Environmental officials this week welcomed a new declaration by Second Prime Minister Hun Sen to control illegal logging in Cambodia, but said they are skeptical the situation will dramatically improve.

Hun Sen last week laid out a plan to save forests that he ac­knowledged had been damaged more in the past four years than during any other period of Cambodia’s history.

The four-point measure, outlined in a speech commemorating the seventh anniversary of the Paris Peace Accords, in­cludes reviewing concession contracts, stopping new investment in wood processing, reforesting ravaged areas and preparing a forest-management decree.

Hun Sen’s plan comes on the heels of an order by Agriculture Minister Tao Seng Huor to crack down on the purchase, collection and transport of illegally harvested logs.

Chay Samith, acting conservation director, said the plan can only be successfully implemented once the cash-strapped government is strong financially. Government officials also need the technical expertise to manage the forests well, he said.

“I think the crackdown will get success at least 50 percent,” Chay Samith said.

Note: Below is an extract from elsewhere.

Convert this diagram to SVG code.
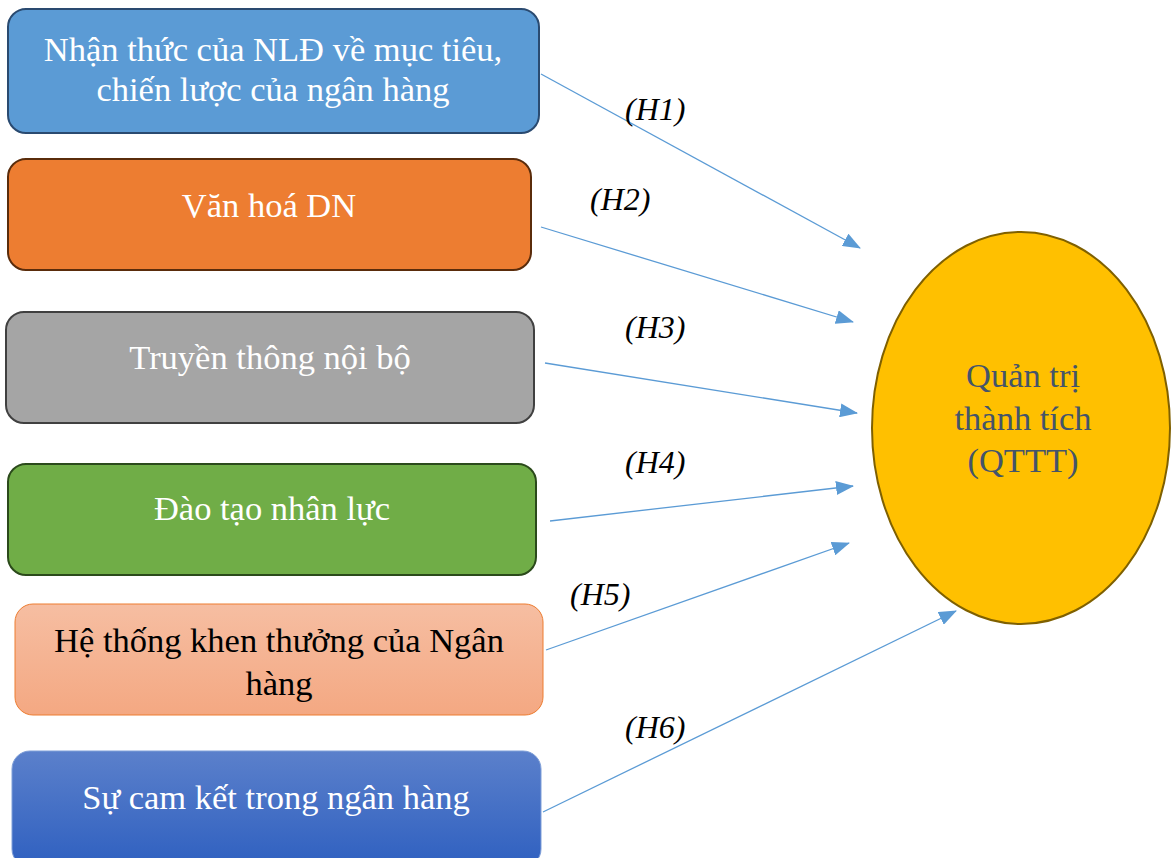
<svg xmlns="http://www.w3.org/2000/svg" width="1171" height="858" viewBox="0 0 1171 858">
  <defs>
    <style>
      text { font-family: 'Liberation Serif', 'Times New Roman', serif; }
      .lbl { font-size: 34.5px; text-anchor: middle; }
      .w { fill: #ffffff; }
      .k { fill: #000000; }
      .hyp { font-size: 32px; font-style: italic; fill: #000000; }
      .link { stroke: #5b9bd5; stroke-width: 1.3; fill: none; marker-end: url(#arrow); }
    </style>
    <marker id="arrow" markerUnits="userSpaceOnUse" markerWidth="18" markerHeight="14" refX="17" refY="7" orient="auto">
      <path d="M0,0 L18,7 L0,14 Z" fill="#5b9bd5"/>
    </marker>
    <linearGradient id="gPeach" x1="0" y1="0" x2="0" y2="1">
      <stop offset="0" stop-color="#f6bea2"/>
      <stop offset="1" stop-color="#f4a882"/>
    </linearGradient>
    <linearGradient id="gBlue" x1="0" y1="0" x2="0" y2="1">
      <stop offset="0" stop-color="#5b80cb"/>
      <stop offset="1" stop-color="#2f60c0"/>
    </linearGradient>
  </defs>

  <rect width="1171" height="858" fill="#ffffff"/>

  <g id="connectors">
    <line class="link" x1="541" y1="74" x2="860" y2="248"/>
    <line class="link" x1="541" y1="227" x2="853" y2="322"/>
    <line class="link" x1="545" y1="363" x2="857" y2="413"/>
    <line class="link" x1="550" y1="521" x2="853" y2="486"/>
    <line class="link" x1="546" y1="650" x2="849" y2="543"/>
    <line class="link" x1="543" y1="812" x2="956" y2="611"/>
    <text class="hyp" x="625" y="120">(H1)</text>
    <text class="hyp" x="590" y="210">(H2)</text>
    <text class="hyp" x="625" y="338">(H3)</text>
    <text class="hyp" x="625" y="473">(H4)</text>
    <text class="hyp" x="570" y="605">(H5)</text>
    <text class="hyp" x="625" y="738">(H6)</text>
  </g>

  <g id="node-nhan-thuc">
    <rect x="8" y="9" width="531" height="124" rx="18" fill="#5b9bd5" stroke="#2a4a70" stroke-width="2"/>
    <text class="lbl w" x="273" y="61">Nhận thức của NLĐ về mục tiêu,</text>
    <text class="lbl w" x="273" y="101">chiến lược của ngân hàng</text>
  </g>

  <g id="node-van-hoa">
    <rect x="8" y="159" width="523" height="111" rx="18" fill="#ed7d31" stroke="#5a2c0b" stroke-width="2"/>
    <text class="lbl w" x="269" y="217">Văn hoá DN</text>
  </g>

  <g id="node-truyen-thong">
    <rect x="6" y="312" width="528" height="111" rx="18" fill="#a5a5a5" stroke="#404040" stroke-width="2"/>
    <text class="lbl w" x="270" y="369">Truyền thông nội bộ</text>
  </g>

  <g id="node-dao-tao">
    <rect x="8" y="464" width="528" height="111" rx="18" fill="#70ad47" stroke="#2b4a1b" stroke-width="2"/>
    <text class="lbl w" x="272" y="520">Đào tạo nhân lực</text>
  </g>

  <g id="node-khen-thuong">
    <rect x="15" y="604" width="528" height="111" rx="18" fill="url(#gPeach)" stroke="#ed7d31" stroke-width="1"/>
    <text class="lbl k" x="279" y="652">Hệ thống khen thưởng của Ngân</text>
    <text class="lbl k" x="279" y="695">hàng</text>
  </g>

  <g id="node-cam-ket">
    <rect x="12" y="751" width="529" height="116" rx="18" fill="url(#gBlue)" stroke="#7f9fd8" stroke-width="1"/>
    <text class="lbl w" x="276" y="809">Sự cam kết trong ngân hàng</text>
  </g>

  <g id="node-qttt">
    <ellipse cx="1021" cy="428" rx="149" ry="196" fill="#ffc000" stroke="#7f6000" stroke-width="2"/>
    <text class="lbl" x="1023" y="387" fill="#44546a">Quản trị</text>
    <text class="lbl" x="1023" y="430" fill="#44546a">thành tích</text>
    <text class="lbl" x="1023" y="472" fill="#44546a">(QTTT)</text>
  </g>
</svg>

From top to bottom, government officials enforcing the measures also must be well-paid so they aren’t susceptible to corruption, an environmental official said.

“Unless the law officials implement it, it will be in vain,” the environmental official said.

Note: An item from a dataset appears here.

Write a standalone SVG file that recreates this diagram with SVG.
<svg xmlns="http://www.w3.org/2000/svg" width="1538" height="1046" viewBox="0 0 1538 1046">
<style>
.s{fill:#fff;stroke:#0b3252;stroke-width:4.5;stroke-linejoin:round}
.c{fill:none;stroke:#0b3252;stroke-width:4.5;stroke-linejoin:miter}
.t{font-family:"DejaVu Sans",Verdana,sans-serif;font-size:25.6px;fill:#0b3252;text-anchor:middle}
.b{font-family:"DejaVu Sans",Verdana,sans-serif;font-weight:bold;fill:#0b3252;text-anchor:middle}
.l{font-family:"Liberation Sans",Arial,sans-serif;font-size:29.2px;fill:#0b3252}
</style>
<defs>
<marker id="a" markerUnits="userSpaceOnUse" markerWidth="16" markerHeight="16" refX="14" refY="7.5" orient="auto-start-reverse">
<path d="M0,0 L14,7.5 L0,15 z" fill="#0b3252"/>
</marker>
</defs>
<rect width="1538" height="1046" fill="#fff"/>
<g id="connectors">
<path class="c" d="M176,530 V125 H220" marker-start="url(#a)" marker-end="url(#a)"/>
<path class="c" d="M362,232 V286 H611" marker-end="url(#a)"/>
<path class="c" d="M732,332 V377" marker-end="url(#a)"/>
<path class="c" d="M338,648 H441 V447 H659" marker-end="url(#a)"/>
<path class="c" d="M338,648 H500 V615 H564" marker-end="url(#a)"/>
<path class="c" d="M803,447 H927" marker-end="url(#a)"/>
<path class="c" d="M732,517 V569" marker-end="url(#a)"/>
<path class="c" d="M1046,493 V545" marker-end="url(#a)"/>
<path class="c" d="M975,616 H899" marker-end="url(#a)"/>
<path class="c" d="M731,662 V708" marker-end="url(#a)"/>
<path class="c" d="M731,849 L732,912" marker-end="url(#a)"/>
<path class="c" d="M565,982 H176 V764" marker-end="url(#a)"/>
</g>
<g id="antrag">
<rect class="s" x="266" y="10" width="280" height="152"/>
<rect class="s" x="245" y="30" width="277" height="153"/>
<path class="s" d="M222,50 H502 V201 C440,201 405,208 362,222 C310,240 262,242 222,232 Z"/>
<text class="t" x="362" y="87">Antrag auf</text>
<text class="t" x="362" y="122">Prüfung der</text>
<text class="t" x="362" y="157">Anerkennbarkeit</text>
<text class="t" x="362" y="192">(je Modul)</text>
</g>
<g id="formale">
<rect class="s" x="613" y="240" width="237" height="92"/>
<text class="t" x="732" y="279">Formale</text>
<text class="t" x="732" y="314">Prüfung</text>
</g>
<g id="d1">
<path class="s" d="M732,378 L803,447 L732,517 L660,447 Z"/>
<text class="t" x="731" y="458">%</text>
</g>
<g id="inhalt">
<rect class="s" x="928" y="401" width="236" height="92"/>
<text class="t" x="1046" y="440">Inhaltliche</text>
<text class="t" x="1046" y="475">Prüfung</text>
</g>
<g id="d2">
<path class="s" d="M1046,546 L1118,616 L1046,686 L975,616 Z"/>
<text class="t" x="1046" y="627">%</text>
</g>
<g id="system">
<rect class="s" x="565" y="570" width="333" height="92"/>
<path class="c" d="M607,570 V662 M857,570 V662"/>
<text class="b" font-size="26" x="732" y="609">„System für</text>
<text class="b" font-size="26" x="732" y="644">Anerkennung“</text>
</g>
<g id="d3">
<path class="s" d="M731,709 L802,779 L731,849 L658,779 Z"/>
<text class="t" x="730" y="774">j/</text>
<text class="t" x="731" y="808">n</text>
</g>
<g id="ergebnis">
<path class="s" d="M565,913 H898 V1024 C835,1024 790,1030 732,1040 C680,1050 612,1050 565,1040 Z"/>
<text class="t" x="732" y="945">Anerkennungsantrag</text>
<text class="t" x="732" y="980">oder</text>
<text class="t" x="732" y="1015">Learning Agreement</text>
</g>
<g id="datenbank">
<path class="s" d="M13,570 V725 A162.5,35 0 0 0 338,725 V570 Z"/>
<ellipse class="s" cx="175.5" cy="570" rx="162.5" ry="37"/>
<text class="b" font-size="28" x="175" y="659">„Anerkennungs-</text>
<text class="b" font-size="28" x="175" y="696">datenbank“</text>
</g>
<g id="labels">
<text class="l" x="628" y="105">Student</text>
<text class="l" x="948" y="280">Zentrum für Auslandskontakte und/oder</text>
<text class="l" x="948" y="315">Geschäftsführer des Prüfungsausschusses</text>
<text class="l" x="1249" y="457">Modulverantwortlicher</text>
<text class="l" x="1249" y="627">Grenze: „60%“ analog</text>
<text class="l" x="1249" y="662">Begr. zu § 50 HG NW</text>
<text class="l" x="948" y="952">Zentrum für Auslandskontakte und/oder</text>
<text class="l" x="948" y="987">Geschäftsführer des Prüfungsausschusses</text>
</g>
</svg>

Global Witness, the London-based environmental watchdog, said by e-mail this week that it is impressed by Hun Sen’s declaration to stop illegal logging.

“His political will is essential to prevent the continuation of the uncontrolled and unsustainable illegal logging that is leading to the destruction of Cambodia’s forests,” wrote Patrick Alley, a Global Witness director. “He is right in that the last four years have been the forest’s worst, and he has to bear much of the res­p­onsibility for that—it is his signature that appears on [some of] the timber deals.”

But Alley noted that thus far the Cambodian government has paid just lip service to the problem.

In May, for example, the two prime ministers issued a nine-point order to combat illegal logging activities. Included was a mor­atorium on the “anarchic” cutting, collection, sale and transport of logs in concession and protected areas.

A group of people eating lunch Thursday on the peninsula along the Mekong River reported seeing two modern barges full of logs headed south toward Viet­nam, and one empty barge headed north.

Global Witness and World Bank-funded consultants both have recently concluded that Cam­bodia’s commercially valuable timber will be essentially depleted within five years if current harvesting rates are allowed to continue.